Wednesday, August 8, 2007

23: footsteps-- pearl jam

this song came out of nowhere. pearl jam had already been well established as one of my favorite bands. i had all their albums, i had posters, a t-shirt, etc. i figured i knew them pretty well. one day in high school (back when rocky mount had a cd store) i came across the single for 'jeremy' which had this little girl with a gun on it. having only 2 other singles of anything in my entire collection (soundgarden and radiohead ones), i figured this would be a good add. and it had 'yellow ledbetter' on it, which was awesome, and it was cheaper than a full album. there was just this one song in the middle of those two. i didnt care what it was or what it sounded like-- i was going to buy the cd.

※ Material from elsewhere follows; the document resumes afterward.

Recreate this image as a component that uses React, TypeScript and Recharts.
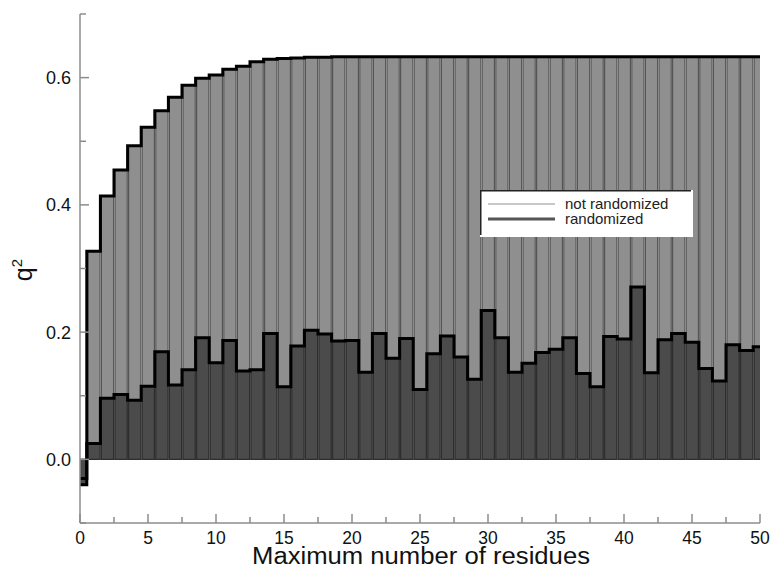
import React from 'react';
import { ComposedChart, Bar, Line, XAxis, YAxis, Legend, Label } from 'recharts';

const residues = [0,1,2,3,4,5,6,7,8,9,10,11,12,13,14,15,16,17,18,19,20,21,22,23,24,25,26,27,28,29,30,31,32,33,34,35,36,37,38,39,40,41,42,43,44,45,46,47,48,49,50];
const notRandomized = [-0.03,0.327,0.414,0.455,0.493,0.522,0.548,0.569,0.588,0.599,0.604,0.613,0.618,0.625,0.629,0.630,0.631,0.632,0.632,0.633,0.633,0.633,0.633,0.633,0.633,0.633,0.633,0.633,0.633,0.633,0.633,0.633,0.633,0.633,0.633,0.633,0.633,0.633,0.633,0.633,0.633,0.633,0.633,0.633,0.633,0.633,0.633,0.633,0.633,0.633,0.633];
const randomized = [-0.04,0.025,0.096,0.102,0.093,0.115,0.169,0.117,0.141,0.191,0.152,0.187,0.139,0.141,0.198,0.114,0.178,0.203,0.197,0.186,0.187,0.137,0.198,0.159,0.190,0.110,0.166,0.194,0.161,0.126,0.234,0.191,0.137,0.151,0.168,0.173,0.191,0.135,0.114,0.193,0.189,0.271,0.136,0.188,0.198,0.184,0.143,0.123,0.180,0.171,0.177];
const xTicks = [0,2.5,5,7.5,10,12.5,15,17.5,20,22.5,25,27.5,30,32.5,35,37.5,40,42.5,45,47.5,50];
const yTicks = [-0.1,0,0.1,0.2,0.3,0.4,0.5,0.6,0.7];
const seriesNames = ['not randomized', 'randomized'];
const xTitle = 'Maximum number of residues';

const data = residues.map((x, i) => ({ x, nr: notRandomized[i], r: randomized[i] }));

const AXIS = '#8c8c8c';
const FONT = 'Liberation Sans, Arial, sans-serif';

const isMajorX = (v: number) => Math.abs(v % 5) < 1e-6;
const isMajorY = (v: number) => Math.round(v * 10) % 2 === 0;

const BottomTick = (p: any) => {
  const v = p.payload.value;
  const major = isMajorX(v);
  return (
    <g>
      <line x1={p.x} x2={p.x} y1={p.y} y2={p.y - (major ? 9 : 6)} stroke={AXIS} strokeWidth={1.5} />
      {major && (
        <text x={p.x} y={p.y + 21} textAnchor="middle" fontFamily={FONT} fontSize={17.5} fill="#111">{v}</text>
      )}
    </g>
  );
};
const TopTick = (p: any) => {
  const v = p.payload.value;
  const major = isMajorX(v);
  return <line x1={p.x} x2={p.x} y1={p.y} y2={p.y + (major ? 9 : 6)} stroke={AXIS} strokeWidth={1.5} />;
};
const LeftTick = (p: any) => {
  const v = p.payload.value;
  const major = isMajorY(v);
  return (
    <g>
      <line x1={p.x} x2={p.x + (major ? 9 : 6)} y1={p.y} y2={p.y} stroke={AXIS} strokeWidth={1.5} />
      {major && v >= 0 && v < 0.65 && (
        <text x={p.x - 9} y={p.y + 6.5} textAnchor="end" fontFamily={FONT} fontSize={18} fill="#111">{v.toFixed(1)}</text>
      )}
    </g>
  );
};
const RightTick = (p: any) => {
  const v = p.payload.value;
  const major = isMajorY(v);
  return <line x1={p.x} x2={p.x - (major ? 8 : 5)} y1={p.y} y2={p.y} stroke={AXIS} strokeWidth={1.5} />;
};

const LegendBox = () => (
  <svg width={213} height={47} style={{ display: 'block' }}>
    <rect x={0} y={0} width={213} height={47} fill="#fff" />
    <line x1={0.75} y1={0} x2={0.75} y2={45} stroke="#222" strokeWidth={1.5} />
    <line x1={0} y1={0.75} x2={211} y2={0.75} stroke="#222" strokeWidth={1.5} />
    <line x1={8} y1={14} x2={75} y2={14} stroke="#c8c8c8" strokeWidth={2} />
    <line x1={8} y1={29} x2={75} y2={29} stroke="#555" strokeWidth={3} />
    <text x={85} y={19} fontFamily={FONT} fontSize={15} fill="#222">{seriesNames[0]}</text>
    <text x={85} y={34} fontFamily={FONT} fontSize={15} fill="#222">{seriesNames[1]}</text>
  </svg>
);

const YTitle = (p: any) => {
  const cx = 32;
  const cy = 270;
  return (
    <text x={cx} y={cy} transform={`rotate(-90, ${cx}, ${cy})`} textAnchor="middle" fontFamily={FONT} fontSize={25} fill="#111">
      q<tspan dy={-10} fontSize={15}>2</tspan>
    </text>
  );
};

export default function App() {
  return (
    <div style={{ position: 'absolute', left: 0, top: 0, width: 772, height: 568, background: '#fff' }}>
      <ComposedChart
        width={772}
        height={568}
        data={data}
        margin={{ top: 14, right: 12, left: 0, bottom: 0 }}
        barGap={0}
        barCategoryGap={0}
      >
        <XAxis
          xAxisId="bottom"
          type="number"
          dataKey="x"
          domain={[0, 50]}
          ticks={xTicks}
          interval={0}
          allowDataOverflow
          height={45}
          tickSize={0}
          tickMargin={0}
          tickLine={false}
          axisLine={{ stroke: AXIS, strokeWidth: 1.5 }}
          tick={<BottomTick />}
        >
          <Label
            content={() => (
              <text x={421} y={564} textAnchor="middle" fontFamily={FONT} fontSize={23} textLength={338} lengthAdjust="spacingAndGlyphs" fill="#111">{xTitle}</text>
            )}
          />
        </XAxis>
        <XAxis
          xAxisId="top"
          orientation="top"
          type="number"
          dataKey="x"
          domain={[0, 50]}
          ticks={xTicks}
          interval={0}
          allowDataOverflow
          height={0}
          tickSize={0}
          tickMargin={0}
          tickLine={false}
          axisLine={{ stroke: AXIS, strokeWidth: 1.5 }}
          tick={<TopTick />}
        />
        <YAxis
          yAxisId="left"
          type="number"
          domain={[-0.1, 0.7]}
          ticks={yTicks}
          interval={0}
          allowDataOverflow
          width={80}
          tickSize={0}
          tickMargin={0}
          tickLine={false}
          axisLine={{ stroke: AXIS, strokeWidth: 1.5 }}
          tick={<LeftTick />}
        >
          <Label content={<YTitle />} />
        </YAxis>
        <YAxis
          yAxisId="right"
          orientation="right"
          type="number"
          domain={[-0.1, 0.7]}
          ticks={yTicks}
          interval={0}
          allowDataOverflow
          width={0}
          tickSize={0}
          tickMargin={0}
          tickLine={false}
          axisLine={{ stroke: AXIS, strokeWidth: 1.5 }}
          tick={<RightTick />}
        />
        <Bar xAxisId="bottom" yAxisId="left" dataKey="nr" name={seriesNames[0]} fill="#8f8f8f" stroke="#555" strokeWidth={1.2} barSize={13.6} isAnimationActive={false} />
        <Bar xAxisId="top" yAxisId="left" dataKey="r" name={seriesNames[1]} fill="#4b4b4b" stroke="#2e2e2e" strokeWidth={1.2} barSize={13.6} isAnimationActive={false} />
        <Line xAxisId="bottom" yAxisId="left" type="step" dataKey="nr" stroke="#000" strokeWidth={3} dot={false} activeDot={false} isAnimationActive={false} />
        <Line xAxisId="bottom" yAxisId="left" type="step" dataKey="r" stroke="#000" strokeWidth={3} dot={false} activeDot={false} isAnimationActive={false} />
        <Legend
          layout="horizontal"
          verticalAlign="middle"
          align="center"
          content={() => <LegendBox />}
          wrapperStyle={{ position: 'absolute', left: 480, top: 190, width: 213, height: 47 }}
        />
      </ComposedChart>
    </div>
  );
}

upon first listen i realzed that footsteps, sandwiched between 2 pearl jam classics, hit me in a way that neither of those songs, nor any other pearl jam song, had. maybe it was the timing, or the weather or something, but i heard something in eddie vedder's voice that i had not recognized earlier. it sounded like a confessional, a man at the end of his rope purging himself of heartache and frustration. and it felt so real. the music was stripped down and quiet, and vedder's voice seemed to slice through the silence. i was impressed. taken aback. the lyrics and vocals went hand in hand and told a story that seemed very truetolife. and you felt it.

this song made me realize how much i appreciated deeply personal music. it was a song i turned to on several occasions during the teenage years just because there were times the song seemed to fit so well. it also made me look at pearl jam differently, which was both good and bad. in some ways, my connection to their music became stronger, but at the same time i began to question why this song had stood out as feeling so real after having listened to the rest of their stuff. are they not always so genuine? these were things i would think on later, but for the time, this song provided a source for purging and for looking at things more serious.